- _The data_

────────────────────

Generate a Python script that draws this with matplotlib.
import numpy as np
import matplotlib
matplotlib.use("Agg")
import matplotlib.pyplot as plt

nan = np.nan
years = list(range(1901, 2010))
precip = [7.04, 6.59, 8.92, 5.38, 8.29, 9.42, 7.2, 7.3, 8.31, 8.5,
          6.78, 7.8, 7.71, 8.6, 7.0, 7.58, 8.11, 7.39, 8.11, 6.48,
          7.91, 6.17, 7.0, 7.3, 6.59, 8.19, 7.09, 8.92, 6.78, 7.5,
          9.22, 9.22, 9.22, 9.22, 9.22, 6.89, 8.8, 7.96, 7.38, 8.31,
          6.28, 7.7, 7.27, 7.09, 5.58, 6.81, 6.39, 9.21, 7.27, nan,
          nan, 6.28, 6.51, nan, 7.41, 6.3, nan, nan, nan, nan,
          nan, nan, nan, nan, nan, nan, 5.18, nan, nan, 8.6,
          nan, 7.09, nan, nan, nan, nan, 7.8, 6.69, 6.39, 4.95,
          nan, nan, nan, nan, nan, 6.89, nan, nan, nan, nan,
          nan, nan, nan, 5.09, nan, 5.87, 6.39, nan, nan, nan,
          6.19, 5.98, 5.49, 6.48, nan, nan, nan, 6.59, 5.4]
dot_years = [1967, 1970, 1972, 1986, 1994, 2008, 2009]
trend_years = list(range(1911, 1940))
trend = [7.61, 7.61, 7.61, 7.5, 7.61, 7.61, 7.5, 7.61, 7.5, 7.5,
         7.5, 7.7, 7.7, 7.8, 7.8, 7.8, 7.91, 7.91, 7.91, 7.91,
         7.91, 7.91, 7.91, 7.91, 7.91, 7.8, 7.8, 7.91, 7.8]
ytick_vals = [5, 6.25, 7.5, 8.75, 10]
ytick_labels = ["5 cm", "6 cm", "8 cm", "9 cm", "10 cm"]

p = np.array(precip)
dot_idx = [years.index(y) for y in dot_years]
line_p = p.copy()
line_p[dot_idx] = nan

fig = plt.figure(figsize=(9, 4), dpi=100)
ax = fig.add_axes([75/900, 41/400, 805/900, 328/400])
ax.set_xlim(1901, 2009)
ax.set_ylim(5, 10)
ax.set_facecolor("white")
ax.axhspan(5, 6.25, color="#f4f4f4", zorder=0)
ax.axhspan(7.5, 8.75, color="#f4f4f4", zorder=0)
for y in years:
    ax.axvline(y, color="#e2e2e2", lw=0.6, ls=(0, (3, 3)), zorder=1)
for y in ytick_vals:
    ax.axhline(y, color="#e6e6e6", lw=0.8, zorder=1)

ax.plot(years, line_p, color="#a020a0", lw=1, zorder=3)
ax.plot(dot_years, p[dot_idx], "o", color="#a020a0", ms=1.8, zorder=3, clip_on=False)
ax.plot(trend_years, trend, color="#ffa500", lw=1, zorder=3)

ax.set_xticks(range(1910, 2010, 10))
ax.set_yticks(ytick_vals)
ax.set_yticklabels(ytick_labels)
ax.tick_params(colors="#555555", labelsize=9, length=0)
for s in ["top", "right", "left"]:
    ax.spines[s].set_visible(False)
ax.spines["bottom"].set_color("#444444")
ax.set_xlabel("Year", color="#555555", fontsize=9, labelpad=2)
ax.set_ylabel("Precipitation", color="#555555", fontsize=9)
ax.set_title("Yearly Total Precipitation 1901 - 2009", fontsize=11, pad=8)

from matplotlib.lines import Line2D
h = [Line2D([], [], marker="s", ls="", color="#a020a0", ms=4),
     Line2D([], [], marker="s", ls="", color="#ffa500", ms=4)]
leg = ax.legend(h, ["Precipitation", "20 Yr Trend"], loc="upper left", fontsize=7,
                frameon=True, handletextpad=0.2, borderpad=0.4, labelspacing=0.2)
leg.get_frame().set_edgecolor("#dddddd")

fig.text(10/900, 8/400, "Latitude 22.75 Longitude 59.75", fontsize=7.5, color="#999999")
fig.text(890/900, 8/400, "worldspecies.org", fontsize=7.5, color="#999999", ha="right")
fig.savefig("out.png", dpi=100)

────────────────────

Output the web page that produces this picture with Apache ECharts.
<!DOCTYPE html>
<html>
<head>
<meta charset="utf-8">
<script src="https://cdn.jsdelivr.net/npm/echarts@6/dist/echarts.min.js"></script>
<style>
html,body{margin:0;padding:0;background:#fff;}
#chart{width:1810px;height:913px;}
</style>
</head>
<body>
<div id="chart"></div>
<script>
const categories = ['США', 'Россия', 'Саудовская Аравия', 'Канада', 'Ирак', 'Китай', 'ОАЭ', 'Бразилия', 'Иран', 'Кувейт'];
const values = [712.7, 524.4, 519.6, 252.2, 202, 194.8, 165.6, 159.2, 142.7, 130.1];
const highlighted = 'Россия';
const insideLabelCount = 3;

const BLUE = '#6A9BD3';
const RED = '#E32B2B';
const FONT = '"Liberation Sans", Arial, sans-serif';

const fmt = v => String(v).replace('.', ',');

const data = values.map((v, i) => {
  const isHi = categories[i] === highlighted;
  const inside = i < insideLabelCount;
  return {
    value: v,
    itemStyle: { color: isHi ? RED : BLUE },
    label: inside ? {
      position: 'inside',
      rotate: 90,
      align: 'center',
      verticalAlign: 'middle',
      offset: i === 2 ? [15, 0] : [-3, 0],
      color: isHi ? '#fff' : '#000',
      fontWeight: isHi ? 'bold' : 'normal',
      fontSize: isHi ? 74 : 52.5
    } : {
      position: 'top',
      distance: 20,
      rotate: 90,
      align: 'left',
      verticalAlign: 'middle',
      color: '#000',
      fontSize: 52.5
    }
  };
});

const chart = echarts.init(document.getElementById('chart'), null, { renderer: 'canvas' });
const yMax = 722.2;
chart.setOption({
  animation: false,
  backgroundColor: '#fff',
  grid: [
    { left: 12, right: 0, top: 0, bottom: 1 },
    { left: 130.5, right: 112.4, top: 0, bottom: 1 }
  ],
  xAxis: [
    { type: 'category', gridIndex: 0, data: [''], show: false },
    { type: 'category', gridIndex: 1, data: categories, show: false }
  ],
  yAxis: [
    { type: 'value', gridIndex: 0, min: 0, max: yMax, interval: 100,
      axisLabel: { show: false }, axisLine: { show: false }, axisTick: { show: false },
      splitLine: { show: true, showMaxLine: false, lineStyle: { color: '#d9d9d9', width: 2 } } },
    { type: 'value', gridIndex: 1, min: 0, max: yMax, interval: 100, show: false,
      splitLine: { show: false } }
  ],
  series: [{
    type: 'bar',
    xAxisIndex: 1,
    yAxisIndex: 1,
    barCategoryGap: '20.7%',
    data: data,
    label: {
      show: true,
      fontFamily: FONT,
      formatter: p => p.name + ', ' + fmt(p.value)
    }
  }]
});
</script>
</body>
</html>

────────────────────

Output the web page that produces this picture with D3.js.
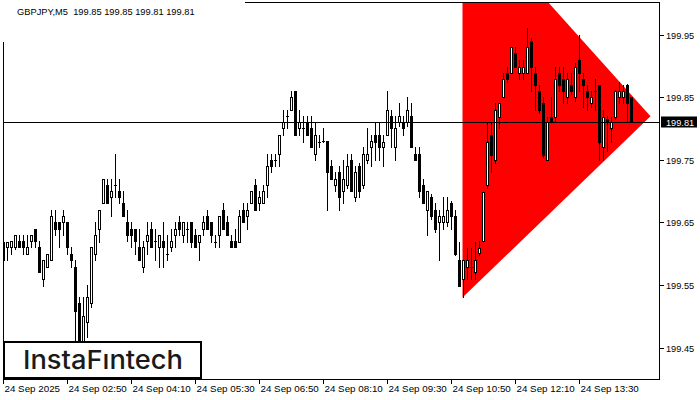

────────────────────

- _Work instructions_
Above are the lines; repeat exactly the ones from the line containing "Generate a Python" down to the line containing "import matplotlib.pyplot as plt", both inclusive.

- _Response_
Generate a Python script that draws this with matplotlib.
import numpy as np
import matplotlib
matplotlib.use("Agg")
import matplotlib.pyplot as plt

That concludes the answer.